Student Activists Are Turning Their Attention to the Labor Movement
Last year, the Young Democratic Socialists of America’s Red Hot Summer program trained hundreds of young people to organize their workplaces and helped launch union drives representing thousands. This year’s program hopes to be even bigger, writes YDSA’s cochair.

Columbia University RA Collective members and supporters rally for recognition in front of Columbia president Lee Bollinger’s house in February 2023. Columbia RAs participated in Red Hot Summer 2022. (Courtesy of Alexandra Chan)
Student workers across the country are engaged in an unprecedented wave of labor organization. Spurred on by the support of organizations like the Young Democratic Socialists of America (YDSA), of which I am cochair, undergraduate student workers have launched union drives on nearly thirty public and private campuses in the United States. These workers are fighting for increased pay, improvements to scheduling and hours, sick pay, and better health care. They are also fighting for issues that go beyond bread and butter, like removing Israeli products from dining halls.

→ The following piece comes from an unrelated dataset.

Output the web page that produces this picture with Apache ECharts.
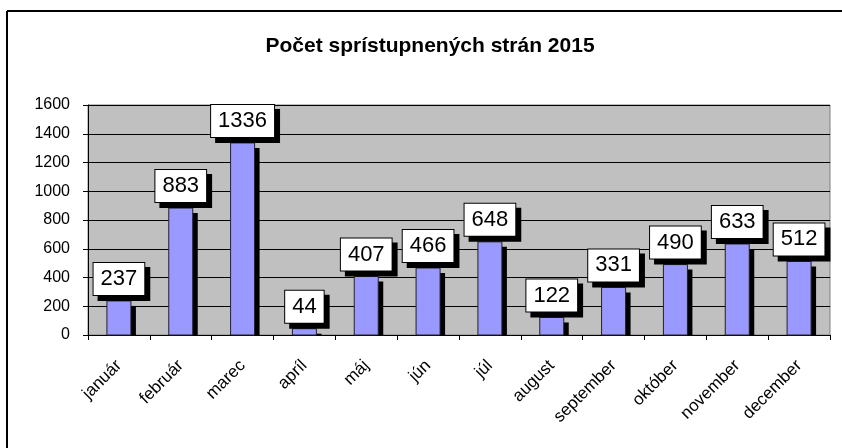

This organizing isn’t restricted to the campus, either. In the past eighteen months, young workers at Starbucks, Chipotle, and Amazon — many of them students — have organized and won unions despite the union-busting efforts of their employers. The ongoing Writers Guild of America strike has drawn support from young people on social media, who have turned out to picket lines and organized actions on their campuses to support the union.
A potential strike at the United Parcel Service (UPS) this summer, which was authorized by 97 percent of UPS Teamsters last week, is indicative of the renewed militancy of the American labor movement. Young people, historically one of the most active political blocs in American life, are refusing to sit this moment out.